Dans l’affaire dite « Julie », pour dire, pour la première fois, que de nouvelles dispositions en matière de mineurs de moins de 15 ans relatives à l’abus de vulnérabilité de la victime ont un caractère interprétatif et s’appliquent donc également aux faits commis antérieurement à l’entrée en vigueur de la nouvelle loi, la chambre criminelle adopte une « interprétation conforme à la volonté du législateur telle qu’elle résulte des travaux préparatoires à l’adoption de la loi » (voir communiqué du 17 mars, pourvoi n°20-86.318, publié au bulletin, ainsi que l’avis de l’avocate générale).

La motivation enrichie de certains arrêts permet non seulement de faire référence aux travaux préparatoires mais aussi de justifier une interprétation du texte en s’appuyant sur une analyse précise de l’évolution de la rédaction du texte pendant les débats parlementaires et des modifications successives du projet de loi (voir § 13 de l’arrêt d’Assemblée plénière du 26 avril 2022, n°21-86.158 sur la collégialité de la commission d’instruction de la Cour de justice de la République, publié au bulletin ainsi que l’avis de l’avocat général).

De même, une modification du code pénal, éclairée par les travaux préparatoires, peut être à l’origine d’un revirement de jurisprudence. La chambre criminelle a ainsi abandonné une jurisprudence en matière d’aménagement de peine en se référant à la volonté du législateur (11 mai 2021, n°20-85-576, publié au bulletin).

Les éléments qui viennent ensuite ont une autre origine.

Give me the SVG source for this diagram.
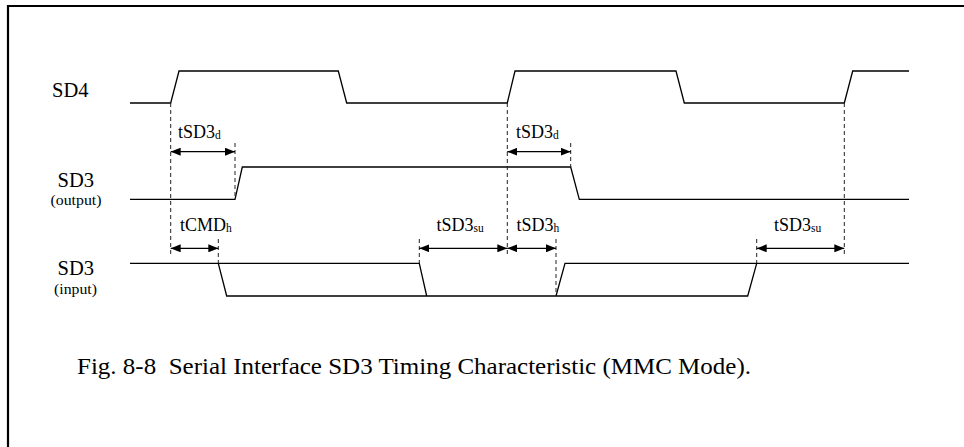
<svg xmlns="http://www.w3.org/2000/svg" width="964" height="447" viewBox="0 0 964 447">
  <defs>
    <style>
      .sig { fill: none; stroke: #000; stroke-width: 1.3; }
      .dash { fill: none; stroke: #222; stroke-width: 1; stroke-dasharray: 4 3; }
      .arr { fill: none; stroke: #000; stroke-width: 1.3; marker-start: url(#ah); marker-end: url(#ah); }
      text { font-family: 'Liberation Serif', Tinos, 'Times New Roman', Times, serif; fill: #000; }
      .name { font-size: 20.5px; }
      .sub { font-size: 14px; }
      .tm { font-size: 18px; }
      .ts { font-size: 11.5px; }
    </style>
    <marker id="ah" viewBox="0 0 10 8" refX="10" refY="4" markerWidth="10" markerHeight="8" markerUnits="userSpaceOnUse" orient="auto-start-reverse">
      <path d="M0,0 L10,4 L0,8 z" fill="#000"/>
    </marker>
  </defs>
  <rect width="964" height="447" fill="#fff"/>
  <polyline points="8,447 8,6 964,6" fill="none" stroke="#000" stroke-width="2.2"/>

  <g id="sd4">
    <text class="name" x="52" y="97">SD4</text>
    <polyline class="sig" points="130,103 170.7,103 179,71 338.3,71 346.7,103 507.3,103 515,71 676,71 684.3,103 844.3,103 852.7,71 909,71"/>
  </g>

  <g id="sd3-output">
    <text class="name" x="57.5" y="186.5">SD3</text>
    <text class="sub" x="50.5" y="205" textLength="51" lengthAdjust="spacingAndGlyphs">(output)</text>
    <polyline class="sig" points="130,199.3 235,199.3 242.3,167 570.7,167 579.3,199.3 909,199.3"/>
  </g>

  <g id="sd3-input">
    <text class="name" x="57.5" y="275">SD3</text>
    <text class="sub" x="54" y="293.5" textLength="43" lengthAdjust="spacingAndGlyphs">(input)</text>
    <polyline class="sig" points="130,263.3 419.3,263.3 426.7,296"/>
    <polyline class="sig" points="218.3,263.3 226.7,296 747.7,296 756.7,263.3"/>
    <polyline class="sig" points="556,296 565,263.3 909,263.3"/>
  </g>

  <g id="connectors">
    <line class="dash" x1="170.7" y1="103" x2="170.7" y2="254"/>
    <line class="dash" x1="235" y1="143" x2="235" y2="199"/>
    <line class="dash" x1="507.3" y1="103" x2="507.3" y2="254"/>
    <line class="dash" x1="570.7" y1="143" x2="570.7" y2="167"/>
    <line class="dash" x1="844.3" y1="103" x2="844.3" y2="254"/>
    <line class="dash" x1="218.3" y1="239" x2="218.3" y2="263"/>
    <line class="dash" x1="419.3" y1="239" x2="419.3" y2="263"/>
    <line class="dash" x1="556" y1="239" x2="556" y2="296"/>
    <line class="dash" x1="756.7" y1="239" x2="756.7" y2="263"/>

    <line class="arr" x1="170.7" y1="151.7" x2="235" y2="151.7"/>
    <line class="arr" x1="507.3" y1="151.7" x2="570.7" y2="151.7"/>
    <line class="arr" x1="170.7" y1="248.3" x2="218.3" y2="248.3"/>
    <line class="arr" x1="419.3" y1="248.3" x2="507.3" y2="248.3"/>
    <line class="arr" x1="507.3" y1="248.3" x2="556" y2="248.3"/>
    <line class="arr" x1="756.7" y1="248.3" x2="844.3" y2="248.3"/>
  </g>

  <g id="timing-labels">
    <text id="lbl-tsd3d-1" class="tm" x="178" y="138">tSD3<tspan class="ts" dy="1">d</tspan></text>
    <text id="lbl-tsd3d-2" class="tm" x="516" y="138">tSD3<tspan class="ts" dy="1">d</tspan></text>
    <text id="lbl-tcmdh" class="tm" x="180" y="231">tCMD<tspan class="ts" dy="1">h</tspan></text>
    <text id="lbl-tsd3su-1" class="tm" x="436.5" y="231">tSD3<tspan class="ts" dy="1">su</tspan></text>
    <text id="lbl-tsd3h" class="tm" x="516.5" y="231">tSD3<tspan class="ts" dy="1">h</tspan></text>
    <text id="lbl-tsd3su-2" class="tm" x="774" y="231">tSD3<tspan class="ts" dy="1">su</tspan></text>
  </g>

  <text id="caption" x="77" y="374" font-size="23" textLength="674" lengthAdjust="spacingAndGlyphs" xml:space="preserve">Fig. 8-8  Serial Interface SD3 Timing Characteristic (MMC Mode).</text>
</svg>
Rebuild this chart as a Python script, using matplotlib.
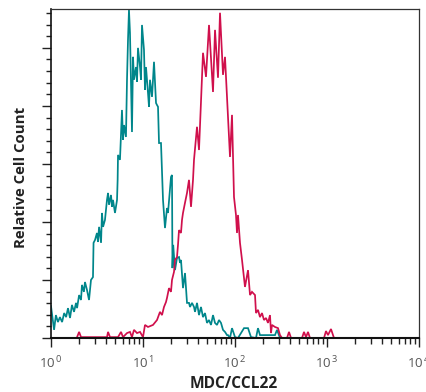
import matplotlib
matplotlib.use("Agg")
import matplotlib.pyplot as plt
from matplotlib.ticker import LogLocator, MultipleLocator, NullFormatter, FixedLocator

# ---------------------------------------------------------------
# Data (intensity, relative count)
# ---------------------------------------------------------------
teal_x = [1.00, 1.08, 1.13, 1.19, 1.25, 1.32, 1.39, 1.46, 1.53, 1.61, 1.69, 1.78,
          1.87, 1.92, 2.02, 2.12, 2.17, 2.28, 2.34, 2.46, 2.59, 2.72, 2.86, 2.90,
          3.01, 3.16, 3.24, 3.33, 3.50, 3.58, 3.68, 3.86, 4.06, 4.17, 4.27, 4.49,
          4.60, 4.72, 4.96, 5.22, 5.30, 5.35, 5.62, 5.91, 6.06, 6.22, 6.53, 6.70,
          6.87, 7.04, 7.22, 7.59, 7.79, 7.98, 8.39, 8.61, 8.82, 9.28, 9.51, 9.75,
          10.25, 10.51, 10.78, 11.33, 11.62, 11.91, 12.53, 12.84, 13.17, 13.85,
          14.20, 14.56, 14.93, 15.69, 16.50, 17.34, 18.23, 18.70, 20.15, 20.66,
          20.9, 21.3, 22.27, 23.42, 24.62, 25.25, 25.88, 27.21, 28.61, 30.08,
          31.62, 32.43, 34.09, 35.84, 36.75, 38.64, 40.62, 42.70, 44.89, 47.20,
          49.62, 52.17, 54.84, 57.67, 60.63, 63.73, 67.00, 70.44, 74.06, 77.86,
          81.85, 83.93, 88.23, 92.77, 100.0, 107.8, 125.3, 138.5, 149.2, 169.1,
          177.8, 186.9, 272.1, 286.1, 308.4]
teal_y = [11.0, 2.8, 7.9, 5.5, 7.2, 5.5, 8.6, 7.2, 10.3, 6.9, 11.4, 9.0,
          12.1, 10.3, 14.8, 13.1, 18.3, 15.9, 19.3, 16.6, 13.1, 20.0, 21.0, 32.8,
          33.8, 36.2, 33.1, 38.3, 32.8, 43.1, 38.3, 40.7, 47.6, 50.0, 45.9, 49.3,
          45.2, 47.6, 43.1, 47.6, 54.5, 63.1, 61.4, 78.6, 68.3, 73.4, 69.3, 89.0,
          102.8, 113.1, 105.2, 71.0, 96.9, 89.0, 93.4, 88.3, 100.0, 93.4, 89.0, 107.9,
          99.3, 85.5, 93.4, 84.5, 79.7, 89.0, 83.1, 89.0, 95.2, 81.0,
          80.3, 79.7, 67.2, 67.2, 47.6, 37.9, 44.8, 43.1, 55.5, 56.2,
          24.1, 32.1, 23.4, 27.6, 27.9, 25.9, 26.9, 17.2, 22.4, 12.1,
          12.1, 10.7, 12.1, 10.7, 9.0, 12.1, 7.9, 10.7, 7.2, 8.6,
          5.2, 6.2, 4.5, 7.9, 5.2, 4.5, 6.2, 5.2, 2.8, 2.1,
          1.0, 1.0, 0.0, 3.4, 0.3, 0.0, 3.4, 3.4, 0.3, 0.0,
          3.4, 1.0, 1.0, 2.8, 0.0]

red_x = [1.92, 2.02, 2.12, 4.06, 4.17, 4.38, 5.35, 5.77, 6.06, 6.70, 7.22, 7.59,
         7.98, 8.61, 9.28, 10.0, 10.51, 11.33, 12.84, 14.20, 15.30, 16.09, 16.91,
         17.78, 18.23, 19.17, 20.15, 20.66, 21.73, 22.27, 23.42, 24.01, 24.62,
         25.88, 26.54, 27.21, 28.61, 30.08, 31.62, 33.25, 34.96, 35.84, 38.64,
         40.62, 44.89, 48.40, 52.17, 57.67, 60.63, 65.34, 68.71, 74.06, 77.86,
         88.23, 92.77, 97.52, 102.5, 105.1, 107.8, 113.3, 119.2, 128.4, 138.5,
         145.6, 153.0, 165.0, 169.1, 177.8, 186.9, 196.5, 206.6, 217.3, 228.4,
         240.1, 246.2, 252.5, 272.1, 293.4, 308.4, 324.2, 367.5, 386.4, 406.2,
         534.9, 562.3, 591.2, 621.5, 653.4, 927.7, 975.2, 1025, 1105, 1191]
red_y = [0.3, 2.1, 0.3, 0.3, 2.1, 0.3, 0.3, 2.1, 0.3, 1.7, 2.1, 0.3,
         2.8, 1.7, 2.1, 0.3, 4.5, 3.8, 4.5, 6.2, 9.0, 7.9, 10.7,
         12.4, 13.8, 17.2, 15.9, 20.0, 22.8, 26.9, 27.9, 32.1, 37.2,
         36.2, 40.7, 43.1, 46.6, 50.0, 54.5, 45.2, 54.5, 61.4, 72.8,
         64.8, 98.3, 90.0, 107.9, 84.8, 106.2, 89.7, 112.1, 90.7, 96.9,
         62.4, 76.9, 48.6, 42.4, 36.2, 42.4, 32.8, 26.9, 17.6, 23.4,
         14.8, 15.9, 14.8, 8.6, 9.7, 7.2, 8.6, 6.2, 6.9, 5.2,
         7.9, 1.7, 4.5, 3.8, 3.4, 1.0, 0.0, 0.0, 2.1, 0.0,
         0.0, 2.1, 0.3, 2.1, 0.0, 0.0, 2.4, 1.0, 3.1, 0.0]

decades = [1, 10, 100, 1000, 10000]
decade_labels = [r"$10^{\,0}$", r"$10^{\,1}$", r"$10^{\,2}$", r"$10^{\,3}$", r"$10^{\,4}$"]

TEAL = "#00868b"
RED = "#d0104c"

plt.rcParams["mathtext.fontset"] = "custom"
plt.rcParams["mathtext.rm"] = "Open Sans"
plt.rcParams["mathtext.it"] = "Open Sans:italic"

# ---------------------------------------------------------------
# Plot
# ---------------------------------------------------------------
fig = plt.figure(figsize=(4.27, 3.92), dpi=100)
ax = fig.add_axes([51 / 427, 1 - 338 / 392, 368 / 427, 329 / 392])

ax.plot(teal_x, teal_y, color=TEAL, lw=1.25, solid_joinstyle="miter")
ax.plot(red_x, red_y, color=RED, lw=1.25, solid_joinstyle="miter")

ax.set_xscale("log")
ax.set_xlim(1, 10000)
ax.set_ylim(0, 113.4)

ax.xaxis.set_major_locator(FixedLocator(decades))
ax.set_xticklabels(decade_labels)
ax.xaxis.set_minor_locator(LogLocator(base=10, subs=range(2, 10)))
ax.xaxis.set_minor_formatter(NullFormatter())

ax.yaxis.set_major_locator(MultipleLocator(20))
ax.yaxis.set_minor_locator(MultipleLocator(4))
ax.set_yticklabels([])

ax.tick_params(axis="x", which="major", direction="out", length=6.8, width=1.0,
               color="#222222", labelsize=9.5, labelcolor="#555555", pad=5)
ax.tick_params(axis="x", which="minor", direction="out", length=4.3, width=1.0,
               color="#222222")
ax.tick_params(axis="y", which="major", direction="out", length=6.8, width=1.0,
               color="#222222")
ax.tick_params(axis="y", which="minor", direction="out", length=3.8, width=1.0,
               color="#222222")

for side in ["top", "right"]:
    ax.spines[side].set_linewidth(0.9)
    ax.spines[side].set_color("#333333")
ax.spines["left"].set_linewidth(1.2)
ax.spines["bottom"].set_linewidth(1.5)
ax.spines["left"].set_color("#111111")
ax.spines["bottom"].set_color("#111111")

ax.set_xlabel("MDC/CCL22", fontfamily="Open Sans", fontweight="bold",
              fontsize=11.2, color="#222222")
ax.set_ylabel("Relative Cell Count", fontfamily="Open Sans", fontweight="bold",
              fontsize=10.8, color="#222222")
ax.xaxis.set_label_coords(0.497, -0.117)
ax.yaxis.set_label_coords(-0.062, 0.488)

plt.savefig("out.png", dpi=100)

On pourrait multiplier les exemples. C’est l’une des vertus de la motivation enrichie que de permettre à la chambre criminelle de faire explicitement référence à l’intention du législateur. Et la lecture des travaux préparatoires – cette fois-ci des arrêts – : rapports des conseillers-rapporteurs et avis des avocats généraux, désormais publiés sur le site internet de la Cour dans les affaires les plus importantes, permet de l’appréhender de façon très concrète et d’en mesurer l’importance.